**EXERCISE DETAILS:** Check each line of the entries below for the string "standalone"; copy every line where it appears.

**PROVIDED ENTRIES:**
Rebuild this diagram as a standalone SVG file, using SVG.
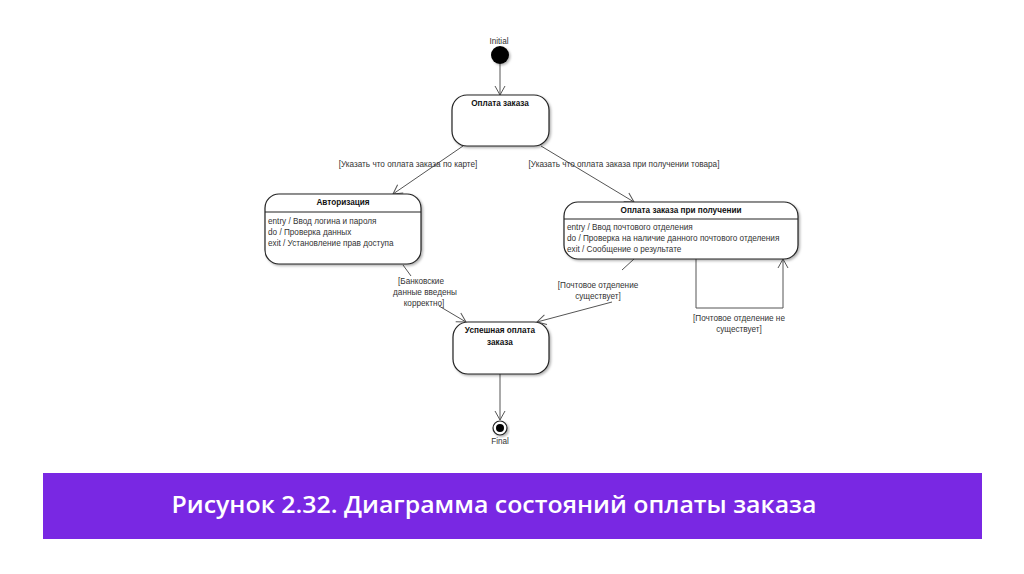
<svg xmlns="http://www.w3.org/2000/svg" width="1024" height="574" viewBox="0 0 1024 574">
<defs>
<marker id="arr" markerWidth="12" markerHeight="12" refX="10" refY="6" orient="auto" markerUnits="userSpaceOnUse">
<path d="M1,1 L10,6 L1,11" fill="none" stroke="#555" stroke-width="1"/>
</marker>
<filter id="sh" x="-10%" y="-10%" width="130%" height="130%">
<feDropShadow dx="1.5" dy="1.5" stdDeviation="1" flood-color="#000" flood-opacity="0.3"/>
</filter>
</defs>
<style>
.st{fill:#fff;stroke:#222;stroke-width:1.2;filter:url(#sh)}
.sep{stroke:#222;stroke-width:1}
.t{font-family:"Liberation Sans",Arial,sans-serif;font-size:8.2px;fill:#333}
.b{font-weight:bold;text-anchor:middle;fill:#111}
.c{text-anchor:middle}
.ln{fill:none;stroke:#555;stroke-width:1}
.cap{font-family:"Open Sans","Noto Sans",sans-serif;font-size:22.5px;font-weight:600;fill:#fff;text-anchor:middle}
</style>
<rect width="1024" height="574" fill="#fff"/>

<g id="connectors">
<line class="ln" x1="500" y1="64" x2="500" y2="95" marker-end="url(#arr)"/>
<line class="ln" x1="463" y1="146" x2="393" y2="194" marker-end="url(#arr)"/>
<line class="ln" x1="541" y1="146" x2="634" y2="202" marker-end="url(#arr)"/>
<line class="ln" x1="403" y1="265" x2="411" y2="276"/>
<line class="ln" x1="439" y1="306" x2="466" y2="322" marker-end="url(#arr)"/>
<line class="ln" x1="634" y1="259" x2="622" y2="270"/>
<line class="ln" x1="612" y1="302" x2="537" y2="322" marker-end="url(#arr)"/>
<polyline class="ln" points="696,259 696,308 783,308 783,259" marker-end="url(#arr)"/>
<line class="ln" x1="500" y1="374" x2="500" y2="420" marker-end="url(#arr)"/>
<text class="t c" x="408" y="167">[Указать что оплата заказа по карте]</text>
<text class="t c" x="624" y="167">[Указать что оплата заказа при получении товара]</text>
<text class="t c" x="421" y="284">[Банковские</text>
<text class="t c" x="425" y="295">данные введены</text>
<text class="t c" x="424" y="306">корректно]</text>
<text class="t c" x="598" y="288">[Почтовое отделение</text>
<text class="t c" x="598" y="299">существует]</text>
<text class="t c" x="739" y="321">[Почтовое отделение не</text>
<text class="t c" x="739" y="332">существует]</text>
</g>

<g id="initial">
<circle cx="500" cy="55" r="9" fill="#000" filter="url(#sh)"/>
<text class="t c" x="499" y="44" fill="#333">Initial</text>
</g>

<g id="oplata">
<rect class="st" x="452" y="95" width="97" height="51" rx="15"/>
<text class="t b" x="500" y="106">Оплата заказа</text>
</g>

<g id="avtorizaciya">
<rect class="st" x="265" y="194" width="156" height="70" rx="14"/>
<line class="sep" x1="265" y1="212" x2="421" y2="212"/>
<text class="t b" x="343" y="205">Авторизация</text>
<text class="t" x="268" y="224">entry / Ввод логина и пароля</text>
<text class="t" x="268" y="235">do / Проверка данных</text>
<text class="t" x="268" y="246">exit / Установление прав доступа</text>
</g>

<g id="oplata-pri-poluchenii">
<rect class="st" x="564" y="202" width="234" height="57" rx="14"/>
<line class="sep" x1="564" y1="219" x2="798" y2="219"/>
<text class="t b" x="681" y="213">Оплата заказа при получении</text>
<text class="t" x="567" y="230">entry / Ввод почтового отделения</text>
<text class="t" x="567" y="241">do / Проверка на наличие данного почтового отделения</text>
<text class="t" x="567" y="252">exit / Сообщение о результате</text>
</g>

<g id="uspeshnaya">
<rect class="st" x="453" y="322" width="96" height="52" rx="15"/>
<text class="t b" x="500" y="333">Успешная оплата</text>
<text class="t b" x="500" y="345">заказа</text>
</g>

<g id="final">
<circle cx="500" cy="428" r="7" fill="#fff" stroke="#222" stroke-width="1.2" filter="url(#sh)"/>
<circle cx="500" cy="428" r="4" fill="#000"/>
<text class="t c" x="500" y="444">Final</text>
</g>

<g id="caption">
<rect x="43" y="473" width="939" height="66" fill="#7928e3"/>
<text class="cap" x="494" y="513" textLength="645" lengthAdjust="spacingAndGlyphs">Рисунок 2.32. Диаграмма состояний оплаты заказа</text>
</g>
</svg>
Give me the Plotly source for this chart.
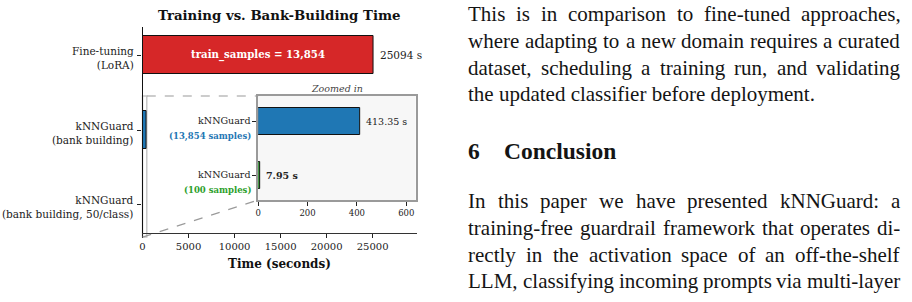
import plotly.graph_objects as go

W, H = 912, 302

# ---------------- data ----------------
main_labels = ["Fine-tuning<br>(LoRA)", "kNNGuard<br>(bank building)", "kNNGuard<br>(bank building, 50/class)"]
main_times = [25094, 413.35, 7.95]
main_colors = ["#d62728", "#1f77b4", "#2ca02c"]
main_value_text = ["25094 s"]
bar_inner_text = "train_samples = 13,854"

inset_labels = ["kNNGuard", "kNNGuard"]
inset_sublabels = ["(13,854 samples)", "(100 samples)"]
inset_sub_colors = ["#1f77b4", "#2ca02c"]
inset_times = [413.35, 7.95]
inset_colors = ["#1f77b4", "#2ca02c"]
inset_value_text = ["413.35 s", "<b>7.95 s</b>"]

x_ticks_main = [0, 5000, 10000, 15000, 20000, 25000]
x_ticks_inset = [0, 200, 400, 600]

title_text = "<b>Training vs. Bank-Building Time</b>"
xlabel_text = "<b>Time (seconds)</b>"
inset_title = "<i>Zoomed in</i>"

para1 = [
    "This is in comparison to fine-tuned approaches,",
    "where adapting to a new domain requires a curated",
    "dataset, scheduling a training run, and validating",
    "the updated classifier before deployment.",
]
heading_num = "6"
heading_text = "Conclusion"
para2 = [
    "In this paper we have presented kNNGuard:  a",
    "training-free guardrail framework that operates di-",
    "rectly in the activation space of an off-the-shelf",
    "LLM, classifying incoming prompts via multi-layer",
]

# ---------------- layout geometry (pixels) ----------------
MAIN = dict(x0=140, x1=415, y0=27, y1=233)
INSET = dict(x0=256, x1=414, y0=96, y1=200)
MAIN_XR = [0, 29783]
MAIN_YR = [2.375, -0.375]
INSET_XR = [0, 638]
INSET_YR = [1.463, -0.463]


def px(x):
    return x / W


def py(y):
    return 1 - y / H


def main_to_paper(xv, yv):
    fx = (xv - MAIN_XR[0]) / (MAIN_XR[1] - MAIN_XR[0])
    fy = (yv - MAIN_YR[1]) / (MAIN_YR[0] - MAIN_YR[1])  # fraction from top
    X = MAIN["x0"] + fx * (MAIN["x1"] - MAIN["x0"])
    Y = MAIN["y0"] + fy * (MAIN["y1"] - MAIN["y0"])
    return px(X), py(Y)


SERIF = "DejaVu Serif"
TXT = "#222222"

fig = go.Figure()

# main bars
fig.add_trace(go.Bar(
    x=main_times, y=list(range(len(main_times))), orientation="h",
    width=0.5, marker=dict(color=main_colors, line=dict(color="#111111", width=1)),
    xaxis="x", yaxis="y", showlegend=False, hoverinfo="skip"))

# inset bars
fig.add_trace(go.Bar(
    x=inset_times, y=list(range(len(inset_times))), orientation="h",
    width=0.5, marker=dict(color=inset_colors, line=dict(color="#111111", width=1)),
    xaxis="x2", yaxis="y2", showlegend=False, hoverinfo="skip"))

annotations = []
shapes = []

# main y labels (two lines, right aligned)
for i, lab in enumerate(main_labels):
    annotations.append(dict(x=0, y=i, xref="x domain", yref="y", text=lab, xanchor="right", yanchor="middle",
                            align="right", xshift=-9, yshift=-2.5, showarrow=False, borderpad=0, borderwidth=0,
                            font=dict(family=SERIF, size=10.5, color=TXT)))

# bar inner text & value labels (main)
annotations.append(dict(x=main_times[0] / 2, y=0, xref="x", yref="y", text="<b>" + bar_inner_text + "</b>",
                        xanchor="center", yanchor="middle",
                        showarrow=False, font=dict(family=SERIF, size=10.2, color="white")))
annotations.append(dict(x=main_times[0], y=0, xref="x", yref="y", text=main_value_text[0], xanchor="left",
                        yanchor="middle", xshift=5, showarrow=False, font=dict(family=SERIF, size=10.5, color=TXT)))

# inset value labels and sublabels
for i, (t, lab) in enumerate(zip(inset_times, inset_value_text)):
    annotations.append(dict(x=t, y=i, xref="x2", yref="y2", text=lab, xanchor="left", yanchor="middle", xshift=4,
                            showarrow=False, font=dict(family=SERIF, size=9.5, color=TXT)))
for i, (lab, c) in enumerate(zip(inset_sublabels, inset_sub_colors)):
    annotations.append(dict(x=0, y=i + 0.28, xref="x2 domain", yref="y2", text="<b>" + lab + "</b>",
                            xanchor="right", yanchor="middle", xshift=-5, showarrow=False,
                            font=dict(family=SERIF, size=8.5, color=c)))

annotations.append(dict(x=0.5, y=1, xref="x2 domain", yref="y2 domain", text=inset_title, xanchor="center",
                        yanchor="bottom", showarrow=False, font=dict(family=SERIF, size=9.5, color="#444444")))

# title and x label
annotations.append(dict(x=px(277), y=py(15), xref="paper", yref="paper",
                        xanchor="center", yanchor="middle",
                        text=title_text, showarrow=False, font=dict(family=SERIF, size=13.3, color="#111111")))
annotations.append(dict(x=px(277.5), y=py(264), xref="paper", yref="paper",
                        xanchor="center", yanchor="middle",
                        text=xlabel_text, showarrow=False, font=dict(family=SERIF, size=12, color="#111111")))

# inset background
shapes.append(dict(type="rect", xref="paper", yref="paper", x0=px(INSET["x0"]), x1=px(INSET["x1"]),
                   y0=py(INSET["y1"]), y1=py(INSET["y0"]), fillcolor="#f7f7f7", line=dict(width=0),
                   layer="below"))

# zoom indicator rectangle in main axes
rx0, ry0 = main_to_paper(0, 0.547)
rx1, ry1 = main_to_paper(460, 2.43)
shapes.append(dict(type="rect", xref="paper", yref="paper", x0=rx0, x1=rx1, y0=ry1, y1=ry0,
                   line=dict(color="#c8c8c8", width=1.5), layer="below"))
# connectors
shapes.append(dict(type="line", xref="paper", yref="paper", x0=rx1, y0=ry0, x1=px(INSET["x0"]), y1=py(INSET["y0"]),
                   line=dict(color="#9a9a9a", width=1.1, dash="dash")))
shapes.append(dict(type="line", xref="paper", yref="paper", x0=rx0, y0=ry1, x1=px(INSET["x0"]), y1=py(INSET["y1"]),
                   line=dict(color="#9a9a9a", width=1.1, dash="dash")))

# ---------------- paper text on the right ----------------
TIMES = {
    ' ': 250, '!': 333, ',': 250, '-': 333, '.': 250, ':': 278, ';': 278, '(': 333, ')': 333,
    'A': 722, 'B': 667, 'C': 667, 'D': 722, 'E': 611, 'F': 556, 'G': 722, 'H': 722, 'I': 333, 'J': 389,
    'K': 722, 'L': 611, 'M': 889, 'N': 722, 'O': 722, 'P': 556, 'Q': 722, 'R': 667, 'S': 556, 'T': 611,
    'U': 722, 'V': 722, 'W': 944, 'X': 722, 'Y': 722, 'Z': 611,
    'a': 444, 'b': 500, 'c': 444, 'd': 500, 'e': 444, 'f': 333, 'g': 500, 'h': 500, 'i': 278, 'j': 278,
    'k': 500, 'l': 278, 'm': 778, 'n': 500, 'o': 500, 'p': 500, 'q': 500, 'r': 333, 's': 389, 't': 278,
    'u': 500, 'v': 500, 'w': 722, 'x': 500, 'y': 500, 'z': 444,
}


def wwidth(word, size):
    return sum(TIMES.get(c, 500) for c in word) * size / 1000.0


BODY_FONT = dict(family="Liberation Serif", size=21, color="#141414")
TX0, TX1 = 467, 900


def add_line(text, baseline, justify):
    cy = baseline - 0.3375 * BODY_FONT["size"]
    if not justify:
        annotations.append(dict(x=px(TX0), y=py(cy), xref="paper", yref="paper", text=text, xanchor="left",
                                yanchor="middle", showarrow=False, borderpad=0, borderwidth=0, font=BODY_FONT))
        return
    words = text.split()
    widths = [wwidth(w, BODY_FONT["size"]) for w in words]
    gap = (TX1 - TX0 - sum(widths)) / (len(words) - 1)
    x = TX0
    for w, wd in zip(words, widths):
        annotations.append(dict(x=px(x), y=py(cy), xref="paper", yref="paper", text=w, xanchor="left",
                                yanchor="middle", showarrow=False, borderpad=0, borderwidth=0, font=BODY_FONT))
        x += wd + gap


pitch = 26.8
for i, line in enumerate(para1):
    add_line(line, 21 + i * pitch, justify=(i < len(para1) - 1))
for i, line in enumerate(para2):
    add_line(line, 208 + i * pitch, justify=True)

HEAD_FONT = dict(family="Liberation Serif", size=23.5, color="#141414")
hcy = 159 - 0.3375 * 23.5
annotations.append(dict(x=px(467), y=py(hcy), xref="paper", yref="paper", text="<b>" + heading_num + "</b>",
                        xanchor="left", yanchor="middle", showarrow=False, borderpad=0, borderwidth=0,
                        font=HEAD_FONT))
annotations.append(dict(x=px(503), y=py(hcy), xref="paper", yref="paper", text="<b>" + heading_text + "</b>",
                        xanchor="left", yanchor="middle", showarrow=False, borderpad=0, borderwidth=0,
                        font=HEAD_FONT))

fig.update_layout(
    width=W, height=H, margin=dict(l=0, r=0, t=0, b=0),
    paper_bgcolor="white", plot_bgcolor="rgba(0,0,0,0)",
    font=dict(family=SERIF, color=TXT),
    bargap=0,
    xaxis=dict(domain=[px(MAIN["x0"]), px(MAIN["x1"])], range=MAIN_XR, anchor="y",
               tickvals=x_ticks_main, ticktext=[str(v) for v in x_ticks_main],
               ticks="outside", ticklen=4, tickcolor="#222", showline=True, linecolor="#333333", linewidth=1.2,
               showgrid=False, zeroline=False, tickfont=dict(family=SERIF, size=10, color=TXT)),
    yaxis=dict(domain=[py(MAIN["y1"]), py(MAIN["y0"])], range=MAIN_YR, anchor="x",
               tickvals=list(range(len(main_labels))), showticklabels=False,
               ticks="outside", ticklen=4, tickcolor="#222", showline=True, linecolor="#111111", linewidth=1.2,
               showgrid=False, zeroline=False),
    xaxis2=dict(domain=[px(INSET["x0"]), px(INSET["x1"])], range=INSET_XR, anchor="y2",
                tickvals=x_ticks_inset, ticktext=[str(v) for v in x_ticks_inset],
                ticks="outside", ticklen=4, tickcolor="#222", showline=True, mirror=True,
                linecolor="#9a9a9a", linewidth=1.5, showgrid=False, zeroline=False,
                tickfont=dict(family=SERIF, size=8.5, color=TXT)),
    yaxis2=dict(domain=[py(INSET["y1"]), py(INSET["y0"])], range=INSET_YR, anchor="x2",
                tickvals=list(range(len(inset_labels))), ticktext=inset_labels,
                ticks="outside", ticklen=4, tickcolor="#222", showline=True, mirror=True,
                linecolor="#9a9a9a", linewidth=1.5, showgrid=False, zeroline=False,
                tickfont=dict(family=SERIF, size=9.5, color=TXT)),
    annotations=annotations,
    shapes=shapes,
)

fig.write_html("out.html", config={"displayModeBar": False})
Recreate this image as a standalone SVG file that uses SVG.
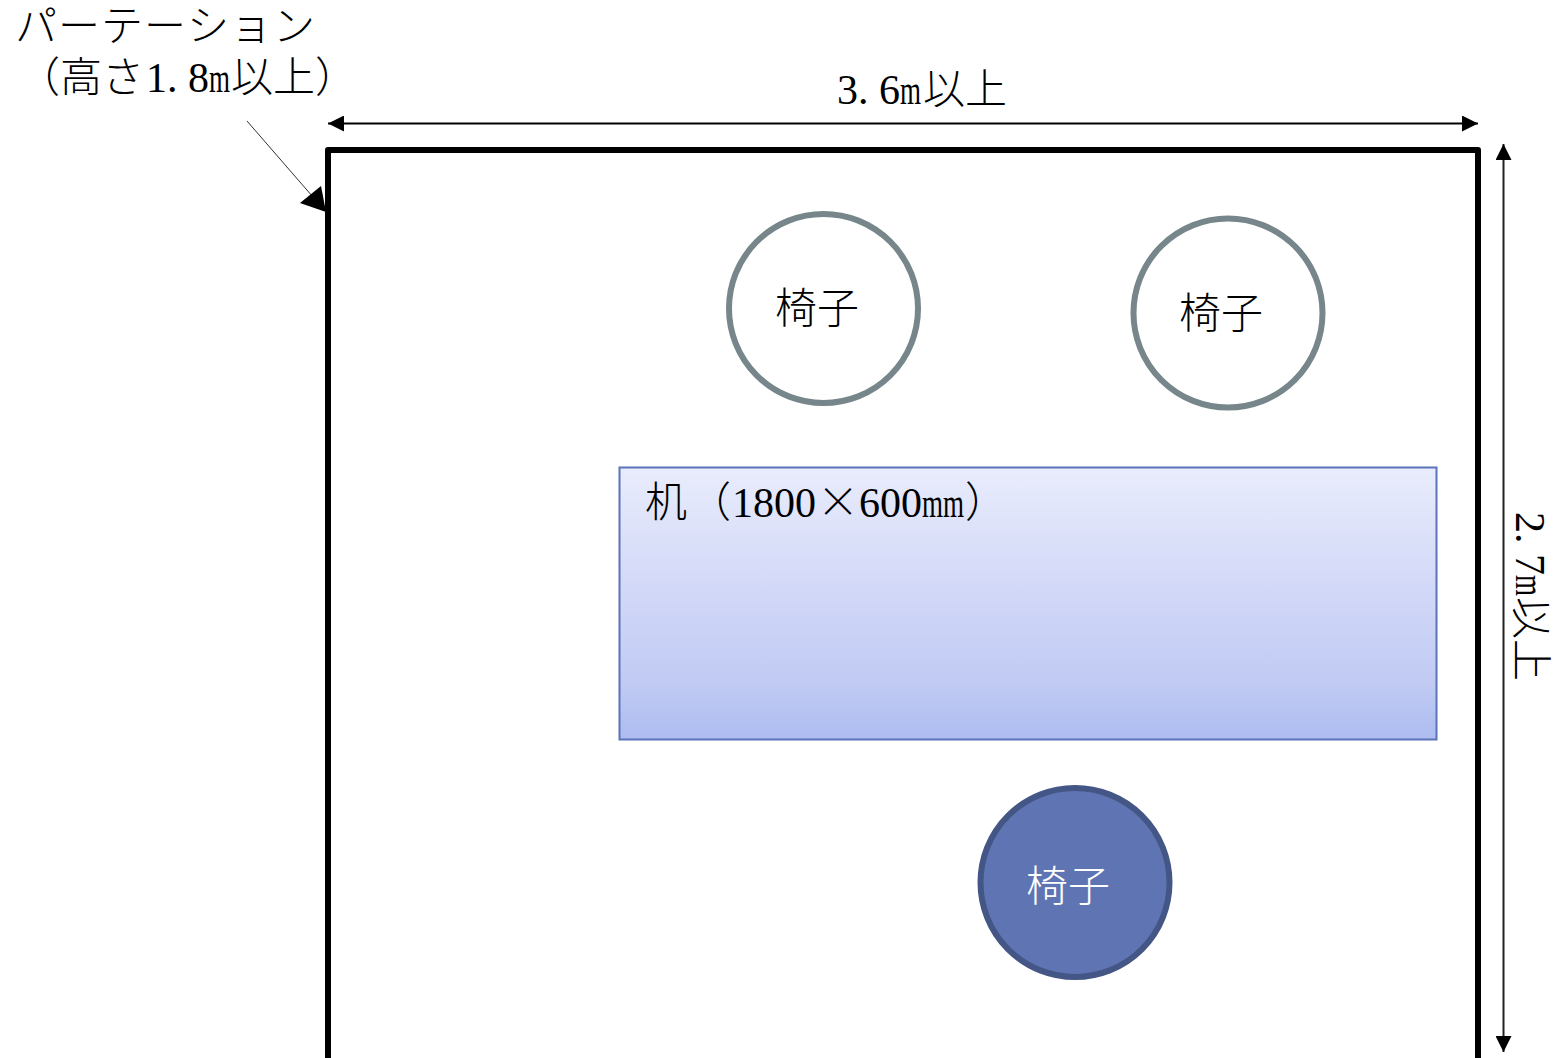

**THE ANSWER:**
Rebuild this diagram as a standalone SVG file, using SVG.
Recreate this image as a standalone SVG file that uses SVG.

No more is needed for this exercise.